- Directed by: Brian O'Flaherty
- Produced by: Brian O'Flaherty
- Starring: Simon Callow Sinéad Cusack Tom Courtenay Sally Guinness Jeremy Irons
- Cinematography: Anthony Brown, Kevin Cantrell
- Edited by: Tony O'Flaherty
- Music by: Hugh Drumm
- Distributed by: Sky Studios
- Release date: 1 November 2024;
- Running time: 90 minutes
- Country: Ireland
- Language: English

= Alec Guinness: A Class Act =

Irish documentary

Alec Guinness: A Class Act is a 2024 documentary film about the English actor Alec Guinness. The documentary tells the story of Guinness's career in the entertainment industry, beginning with his work on British stage, including his 1934 performance at the Playhouse Theatre in the West End. It covers his move from Shakespearean theatre to the cinema, for which he won numerous accolades, including the Best Actor Oscar and BAFTA for The Bridge on the River Kwai (1957), and how he later gained widespread fame with a new generation for his portrayal of Obi-Wan Kenobi in Star Wars (1977).
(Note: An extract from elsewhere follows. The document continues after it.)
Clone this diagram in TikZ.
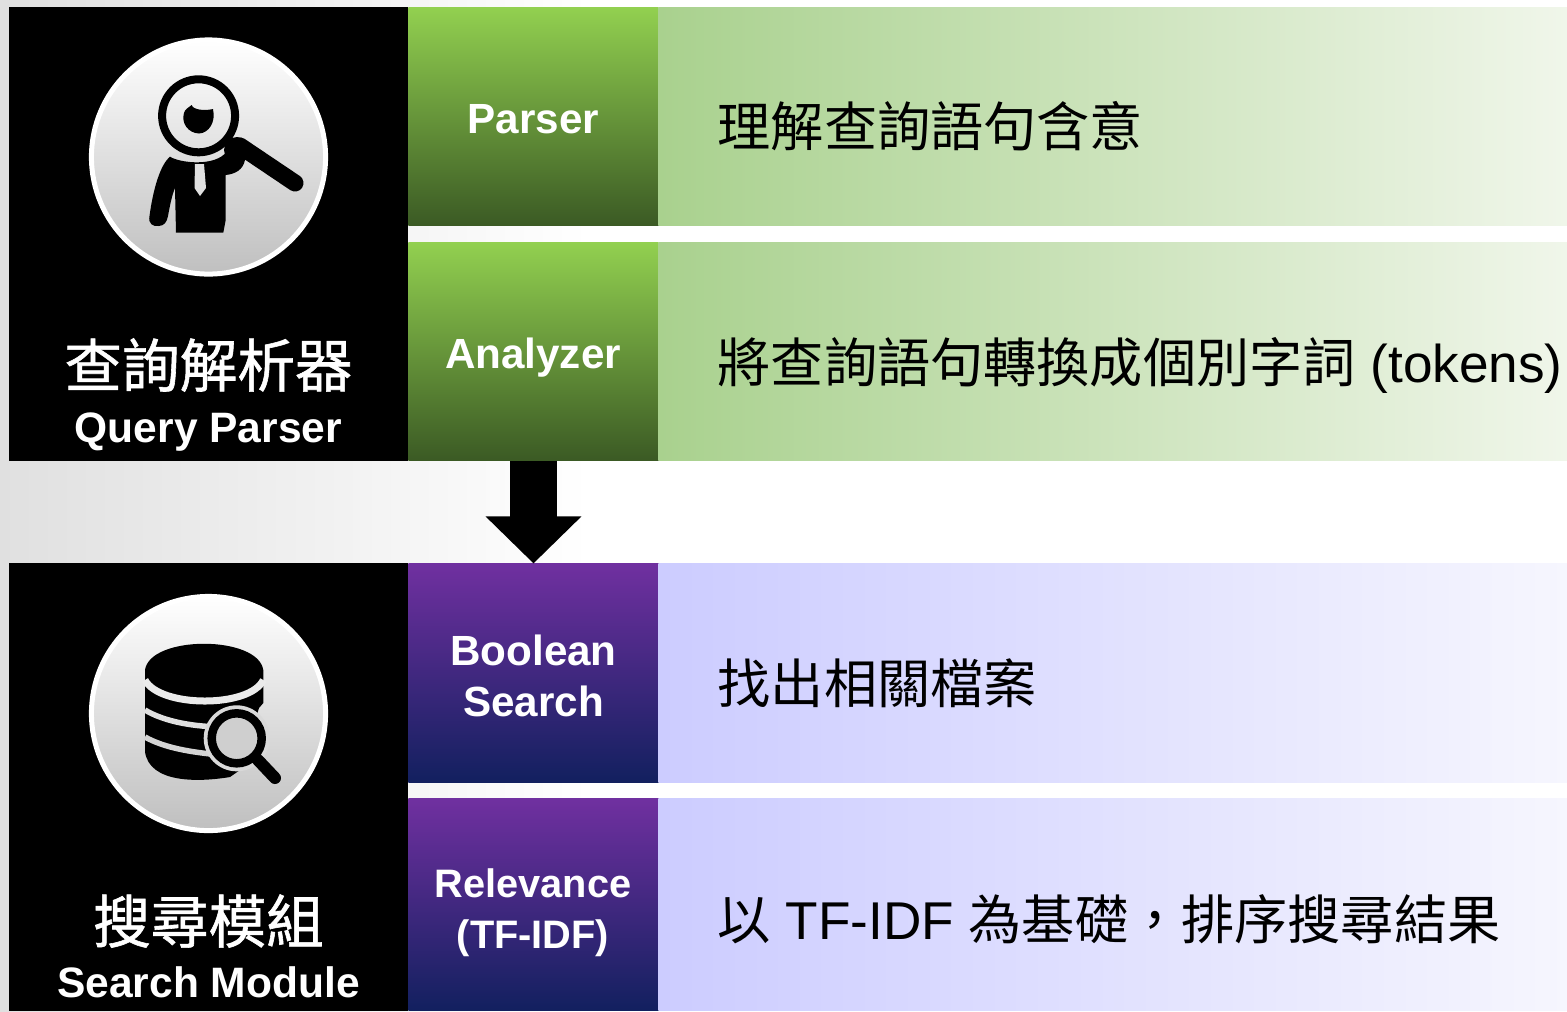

The story is told by family, friends and peers, and also using Guinness's own words from interviews and voice recordings.

The film was recorded at Sands Films studios in Rotherhithe, London.

==Cast==
- Simon Callow
- Tom Courtenay
- Sinéad Cusack
- Vernon Dobtcheff
- Christine Edzard
- Stephen Frears
- Julian Glover
- Richard Goodwin
- Alec Guinness (archive footage)
- Sally Guinness
- Jeremy Irons
- John Irvin
- Michael Jayston
- Miriam Margolyes
- Joanna McCallum
- Piers Paul Reid
- Madeline Smith
- David Wilkinson

==Reception==
The Guardian called the documentary "a densely-packed biography". TV Everyday described the documentary as "engaging", "a heartfelt exploration of his legacy", and "a must-watch for fans of cinema and anyone interested in the stories of those who shaped the acting world". Radio Times called it "a rewarding dive into one of the great acting careers, with a string of warm contributors and good anecdotes." The Times called it "splendid".